What is being asked:
Retype only the lines running from the line that contains "Output the Python" to the line that contains "fig.savefig('out.png', dpi=100)", inclusive, and leave the pictures behind.

Stored rows:

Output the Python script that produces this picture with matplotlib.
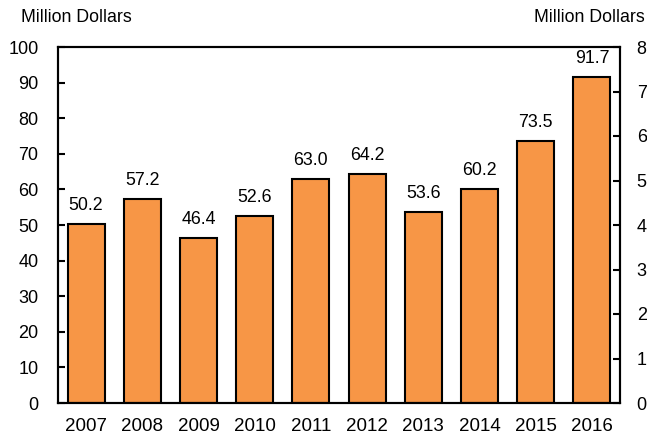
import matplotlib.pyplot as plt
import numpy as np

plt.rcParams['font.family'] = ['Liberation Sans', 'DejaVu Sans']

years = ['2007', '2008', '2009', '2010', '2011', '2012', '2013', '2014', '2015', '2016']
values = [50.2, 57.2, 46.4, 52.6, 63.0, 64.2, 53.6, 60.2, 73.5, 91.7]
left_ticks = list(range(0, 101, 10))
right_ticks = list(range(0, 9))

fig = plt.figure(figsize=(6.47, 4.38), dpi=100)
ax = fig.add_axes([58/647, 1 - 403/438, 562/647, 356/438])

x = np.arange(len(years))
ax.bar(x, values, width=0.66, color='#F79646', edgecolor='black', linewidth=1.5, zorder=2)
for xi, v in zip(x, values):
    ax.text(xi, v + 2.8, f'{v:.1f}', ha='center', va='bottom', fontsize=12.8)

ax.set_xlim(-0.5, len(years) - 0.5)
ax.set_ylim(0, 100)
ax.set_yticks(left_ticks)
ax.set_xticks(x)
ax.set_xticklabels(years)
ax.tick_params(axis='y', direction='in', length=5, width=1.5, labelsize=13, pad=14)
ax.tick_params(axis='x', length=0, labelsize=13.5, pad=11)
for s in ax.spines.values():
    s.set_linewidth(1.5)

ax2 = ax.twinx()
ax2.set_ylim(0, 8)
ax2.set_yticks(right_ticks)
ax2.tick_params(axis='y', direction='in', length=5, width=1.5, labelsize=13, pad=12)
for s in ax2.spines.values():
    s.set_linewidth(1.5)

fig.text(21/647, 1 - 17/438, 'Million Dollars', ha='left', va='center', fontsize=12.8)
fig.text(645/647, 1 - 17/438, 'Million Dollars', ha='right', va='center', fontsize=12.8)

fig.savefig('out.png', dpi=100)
---
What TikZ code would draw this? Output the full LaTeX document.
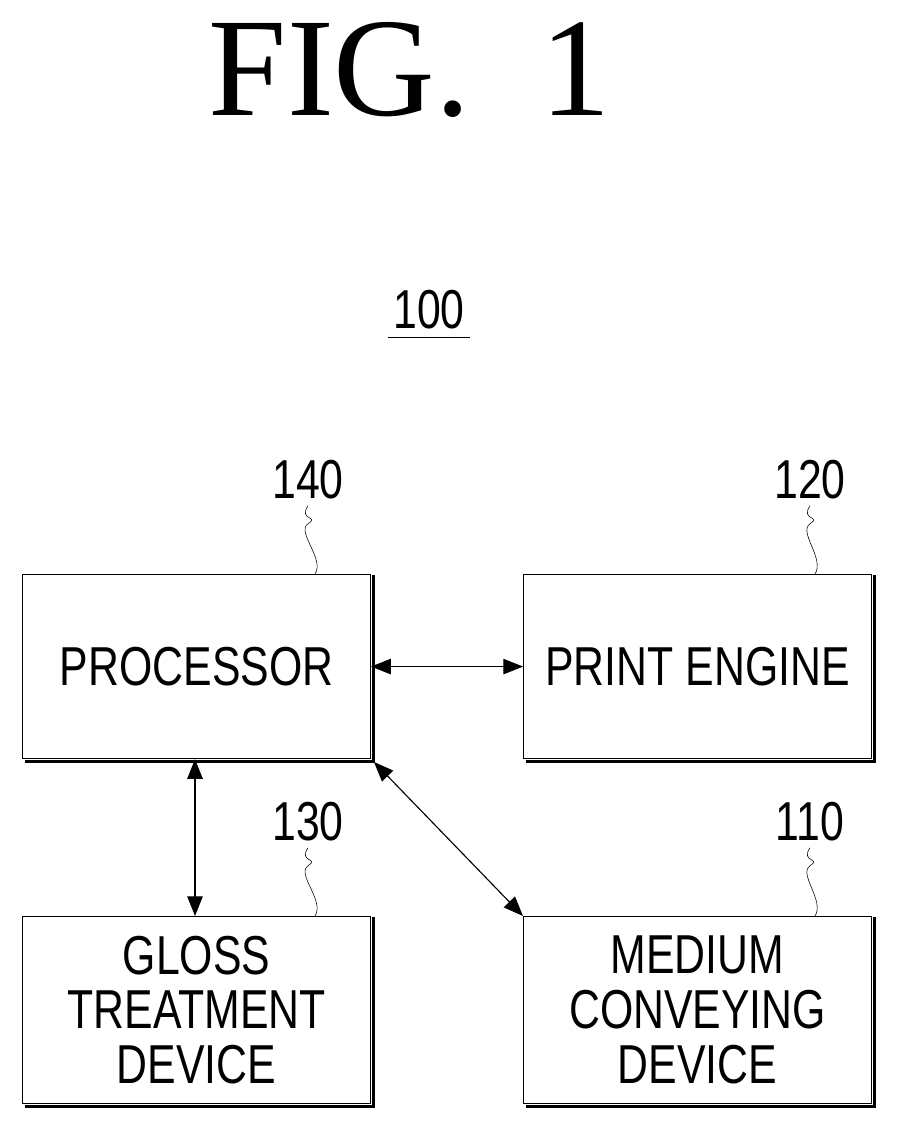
==
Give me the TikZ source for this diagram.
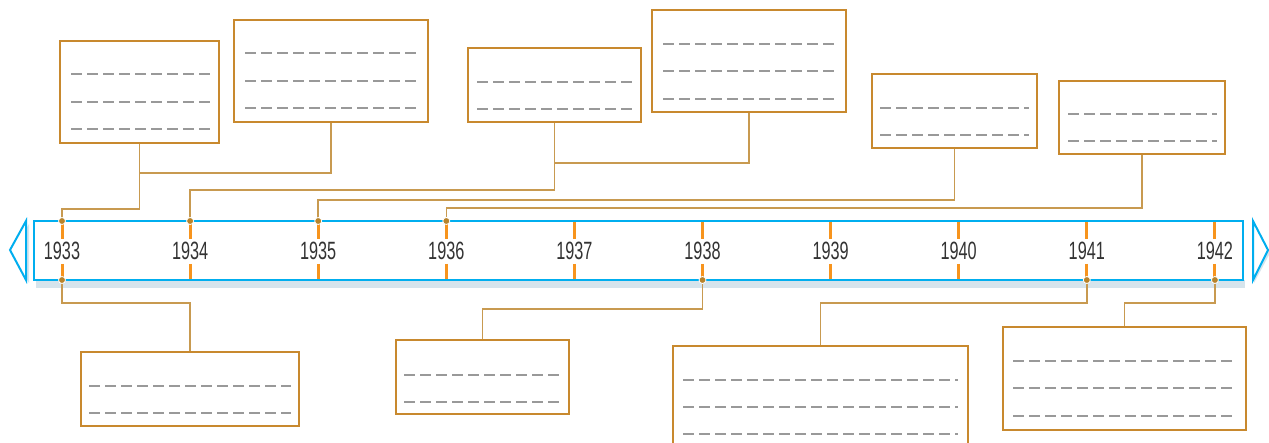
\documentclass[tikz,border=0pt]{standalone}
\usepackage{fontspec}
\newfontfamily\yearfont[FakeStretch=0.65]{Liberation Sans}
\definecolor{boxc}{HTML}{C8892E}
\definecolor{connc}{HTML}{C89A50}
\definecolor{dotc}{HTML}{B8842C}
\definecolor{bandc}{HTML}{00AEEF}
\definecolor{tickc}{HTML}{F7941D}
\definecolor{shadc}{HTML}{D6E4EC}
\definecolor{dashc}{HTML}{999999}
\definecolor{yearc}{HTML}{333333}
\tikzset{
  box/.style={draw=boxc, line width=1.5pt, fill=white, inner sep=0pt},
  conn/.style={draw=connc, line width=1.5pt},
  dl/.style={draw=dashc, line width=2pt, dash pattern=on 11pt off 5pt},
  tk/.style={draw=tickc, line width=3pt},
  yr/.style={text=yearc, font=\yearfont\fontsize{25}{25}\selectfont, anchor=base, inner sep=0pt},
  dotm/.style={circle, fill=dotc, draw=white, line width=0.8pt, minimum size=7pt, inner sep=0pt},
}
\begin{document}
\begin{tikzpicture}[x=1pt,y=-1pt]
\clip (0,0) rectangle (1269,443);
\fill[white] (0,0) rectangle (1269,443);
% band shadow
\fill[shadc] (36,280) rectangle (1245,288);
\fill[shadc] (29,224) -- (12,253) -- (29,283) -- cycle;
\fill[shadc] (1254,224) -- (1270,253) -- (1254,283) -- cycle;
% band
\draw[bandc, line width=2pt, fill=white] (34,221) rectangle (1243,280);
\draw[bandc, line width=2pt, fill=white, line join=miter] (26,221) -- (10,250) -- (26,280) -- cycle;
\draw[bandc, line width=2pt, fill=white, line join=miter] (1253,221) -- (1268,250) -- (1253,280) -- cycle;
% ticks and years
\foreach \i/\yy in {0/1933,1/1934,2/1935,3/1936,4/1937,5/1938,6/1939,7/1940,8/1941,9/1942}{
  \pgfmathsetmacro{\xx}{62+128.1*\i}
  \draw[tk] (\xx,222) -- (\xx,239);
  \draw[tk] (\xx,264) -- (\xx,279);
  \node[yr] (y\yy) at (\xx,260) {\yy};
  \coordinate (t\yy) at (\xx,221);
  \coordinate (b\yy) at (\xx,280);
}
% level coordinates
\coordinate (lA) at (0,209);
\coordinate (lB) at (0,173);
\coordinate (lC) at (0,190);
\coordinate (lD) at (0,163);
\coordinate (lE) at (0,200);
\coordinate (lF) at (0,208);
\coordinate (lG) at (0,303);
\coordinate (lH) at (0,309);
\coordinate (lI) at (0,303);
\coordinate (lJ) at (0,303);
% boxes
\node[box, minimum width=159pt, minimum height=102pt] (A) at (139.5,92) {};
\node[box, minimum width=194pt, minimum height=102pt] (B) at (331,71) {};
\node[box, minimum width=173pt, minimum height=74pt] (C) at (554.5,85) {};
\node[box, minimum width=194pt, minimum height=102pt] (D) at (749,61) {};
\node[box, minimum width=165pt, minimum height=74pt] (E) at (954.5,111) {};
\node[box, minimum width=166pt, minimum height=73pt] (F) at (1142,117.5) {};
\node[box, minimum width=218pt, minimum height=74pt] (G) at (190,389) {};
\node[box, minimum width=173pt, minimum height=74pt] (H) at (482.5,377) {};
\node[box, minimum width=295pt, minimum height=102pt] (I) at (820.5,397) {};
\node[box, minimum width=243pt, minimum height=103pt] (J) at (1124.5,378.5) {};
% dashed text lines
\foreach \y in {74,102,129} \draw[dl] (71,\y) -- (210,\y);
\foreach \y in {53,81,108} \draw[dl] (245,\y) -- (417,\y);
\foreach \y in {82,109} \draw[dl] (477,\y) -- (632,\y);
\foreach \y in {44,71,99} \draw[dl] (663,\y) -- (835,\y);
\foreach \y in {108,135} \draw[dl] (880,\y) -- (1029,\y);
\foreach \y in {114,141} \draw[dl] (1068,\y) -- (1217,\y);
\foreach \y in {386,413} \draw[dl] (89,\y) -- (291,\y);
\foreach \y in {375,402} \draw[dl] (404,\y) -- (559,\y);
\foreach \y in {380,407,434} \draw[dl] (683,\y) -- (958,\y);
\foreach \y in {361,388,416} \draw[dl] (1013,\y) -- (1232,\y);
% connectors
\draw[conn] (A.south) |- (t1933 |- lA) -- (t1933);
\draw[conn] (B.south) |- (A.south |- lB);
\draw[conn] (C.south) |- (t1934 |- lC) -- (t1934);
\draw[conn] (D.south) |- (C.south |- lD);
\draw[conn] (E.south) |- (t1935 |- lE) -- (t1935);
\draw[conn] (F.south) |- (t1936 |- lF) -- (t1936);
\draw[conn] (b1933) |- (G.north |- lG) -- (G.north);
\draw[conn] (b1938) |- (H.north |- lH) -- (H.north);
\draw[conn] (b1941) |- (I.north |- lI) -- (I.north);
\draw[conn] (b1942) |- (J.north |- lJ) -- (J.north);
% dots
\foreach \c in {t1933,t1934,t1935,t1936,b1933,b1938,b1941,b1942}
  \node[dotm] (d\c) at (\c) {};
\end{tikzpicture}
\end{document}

Result for this task:
Output the Python script that produces this picture with matplotlib.
import matplotlib.pyplot as plt
import numpy as np

plt.rcParams['font.family'] = ['Liberation Sans', 'DejaVu Sans']

years = ['2007', '2008', '2009', '2010', '2011', '2012', '2013', '2014', '2015', '2016']
values = [50.2, 57.2, 46.4, 52.6, 63.0, 64.2, 53.6, 60.2, 73.5, 91.7]
left_ticks = list(range(0, 101, 10))
right_ticks = list(range(0, 9))

fig = plt.figure(figsize=(6.47, 4.38), dpi=100)
ax = fig.add_axes([58/647, 1 - 403/438, 562/647, 356/438])

x = np.arange(len(years))
ax.bar(x, values, width=0.66, color='#F79646', edgecolor='black', linewidth=1.5, zorder=2)
for xi, v in zip(x, values):
    ax.text(xi, v + 2.8, f'{v:.1f}', ha='center', va='bottom', fontsize=12.8)

ax.set_xlim(-0.5, len(years) - 0.5)
ax.set_ylim(0, 100)
ax.set_yticks(left_ticks)
ax.set_xticks(x)
ax.set_xticklabels(years)
ax.tick_params(axis='y', direction='in', length=5, width=1.5, labelsize=13, pad=14)
ax.tick_params(axis='x', length=0, labelsize=13.5, pad=11)
for s in ax.spines.values():
    s.set_linewidth(1.5)

ax2 = ax.twinx()
ax2.set_ylim(0, 8)
ax2.set_yticks(right_ticks)
ax2.tick_params(axis='y', direction='in', length=5, width=1.5, labelsize=13, pad=12)
for s in ax2.spines.values():
    s.set_linewidth(1.5)

fig.text(21/647, 1 - 17/438, 'Million Dollars', ha='left', va='center', fontsize=12.8)
fig.text(645/647, 1 - 17/438, 'Million Dollars', ha='right', va='center', fontsize=12.8)

fig.savefig('out.png', dpi=100)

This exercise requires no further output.